▶ **STATED TASK**
Output the first line of the listing and each line after it, up to and including the line that contains "500, 600, 700]", exactly as written, minus the pictures.

▶ **MATERIAL**
-------
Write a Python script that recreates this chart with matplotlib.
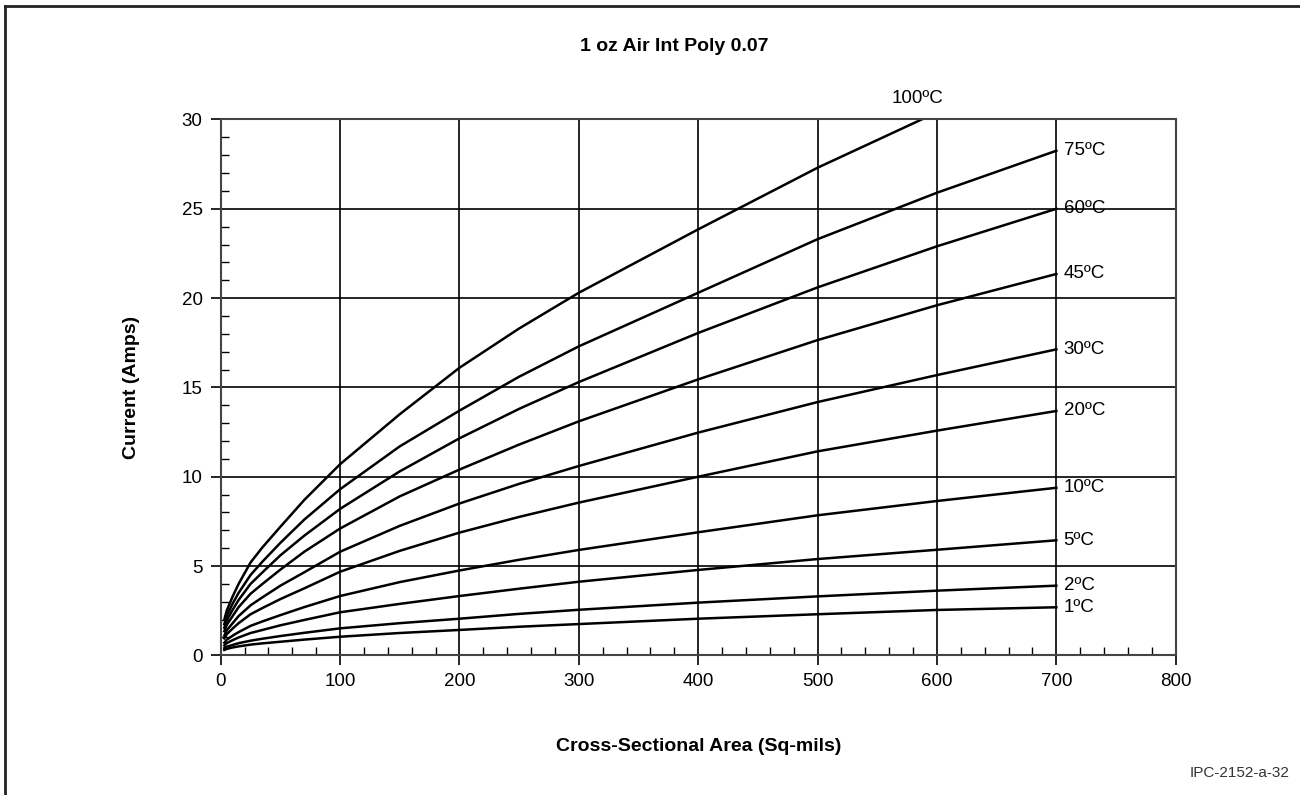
import numpy as np
import matplotlib.pyplot as plt
from matplotlib.lines import Line2D
from matplotlib.ticker import MultipleLocator

plt.rcParams['font.family'] = ['Liberation Sans', 'DejaVu Sans']

# cross-sectional area (sq-mils) where the curves were read
area = [3, 5, 10, 15, 25, 35, 50, 70, 100, 150, 200, 250, 300, 400, 500, 600, 700]

# current (amps) for each temperature rise
t100 = [2.0, 2.5, 3.3, 4.0, 5.2, 6.05, 7.2, 8.7, 10.7, 13.5, 16.1, 18.3, 20.3, 23.85, 27.3, 30.4]
t75 = [1.75, 2.2, 2.9, 3.5, 4.5, 5.25, 6.3, 7.6, 9.3, 11.7, 13.7, 15.6, 17.3, 20.3, 23.3, 25.9, 28.25]
t60 = [1.55, 1.95, 2.55, 3.1, 4.0, 4.65, 5.6, 6.7, 8.2, 10.3, 12.15, 13.8, 15.3, 18.05, 20.6, 22.9, 25.0]
t45 = [1.35, 1.7, 2.2, 2.7, 3.45, 4.0, 4.8, 5.8, 7.1, 8.9, 10.4, 11.8, 13.1, 15.45, 17.65, 19.6, 21.35]
t30 = [1.1, 1.4, 1.8, 2.2, 2.8, 3.25, 3.9, 4.65, 5.8, 7.25, 8.5, 9.6, 10.6, 12.47, 14.18, 15.69, 17.13]
t20 = [0.95, 1.18, 1.5, 1.8, 2.3, 2.65, 3.15, 3.75, 4.68, 5.85, 6.87, 7.75, 8.55, 10.0, 11.42, 12.58, 13.68]
t10 = [0.7, 0.87, 1.1, 1.3, 1.65, 1.9, 2.25, 2.7, 3.32, 4.1, 4.75, 5.35, 5.9, 6.89, 7.84, 8.64, 9.38]
t5 = [0.55, 0.68, 0.85, 1.0, 1.25, 1.42, 1.68, 1.98, 2.41, 2.88, 3.32, 3.73, 4.12, 4.78, 5.39, 5.91, 6.44]
t2 = [0.4, 0.48, 0.58, 0.68, 0.82, 0.93, 1.08, 1.26, 1.51, 1.8, 2.05, 2.32, 2.55, 2.95, 3.3, 3.62, 3.9]
t1 = [0.3, 0.36, 0.44, 0.5, 0.6, 0.67, 0.76, 0.88, 1.04, 1.25, 1.42, 1.6, 1.75, 2.05, 2.3, 2.54, 2.69]

series = [t100, t75, t60, t45, t30, t20, t10, t5, t2, t1]
labels = ['100ºC', '75ºC', '60ºC', '45ºC', '30ºC', '20ºC', '10ºC', '5ºC', '2ºC', '1ºC']

fig = plt.figure(figsize=(13, 7.95), dpi=100)
ax = fig.add_axes([0.1698, 0.1757, 0.7346, 0.674])

for vals, lab in zip(series, labels):
    ax.plot(area[:len(vals)], vals, color='black', lw=1.8, solid_joinstyle='round')
    if lab == '100ºC':
        ax.text(584, 31.2, lab, ha='center', va='center', fontsize=13.5)
    else:
        ax.text(706, vals[-1], lab, ha='left', va='center', fontsize=13.5)

ax.set_xlim(0, 800)
ax.set_ylim(0, 30)
ax.xaxis.set_major_locator(MultipleLocator(100))
ax.xaxis.set_minor_locator(MultipleLocator(20))
ax.yaxis.set_major_locator(MultipleLocator(5))
ax.yaxis.set_minor_locator(MultipleLocator(1))
ax.tick_params(which='major', direction='out', length=7, width=1.2, labelsize=13.5, pad=6)
ax.tick_params(which='minor', direction='in', length=6, width=1)
ax.grid(which='major', color='black', lw=1.2)
ax.set_axisbelow(True)
for s in ax.spines.values():
    s.set_color('#444444')
    s.set_linewidth(1.5)

ax.set_xlabel('Cross-Sectional Area (Sq-mils)', fontsize=14, fontweight='bold', labelpad=34)
ax.set_ylabel('Current (Amps)', fontsize=14, fontweight='bold', labelpad=30)
fig.text(0.519, 0.941, '1 oz Air Int Poly 0.07', ha='center', va='center',
         fontsize=14, fontweight='bold')
fig.text(0.992, 0.028, 'IPC-2152-a-32', ha='right', va='center', fontsize=11, color='#333333')

# outer frame
fig.add_artist(Line2D([0.004, 0.004], [0, 0.993], color='#222222', lw=2))
fig.add_artist(Line2D([0.004, 1.0], [0.993, 0.993], color='#222222', lw=2))

fig.savefig('out.png', dpi=100)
-------
▶ **EXERCISE ANSWER**
Write a Python script that recreates this chart with matplotlib.
import numpy as np
import matplotlib.pyplot as plt
from matplotlib.lines import Line2D
from matplotlib.ticker import MultipleLocator

plt.rcParams['font.family'] = ['Liberation Sans', 'DejaVu Sans']

# cross-sectional area (sq-mils) where the curves were read
area = [3, 5, 10, 15, 25, 35, 50, 70, 100, 150, 200, 250, 300, 400, 500, 600, 700]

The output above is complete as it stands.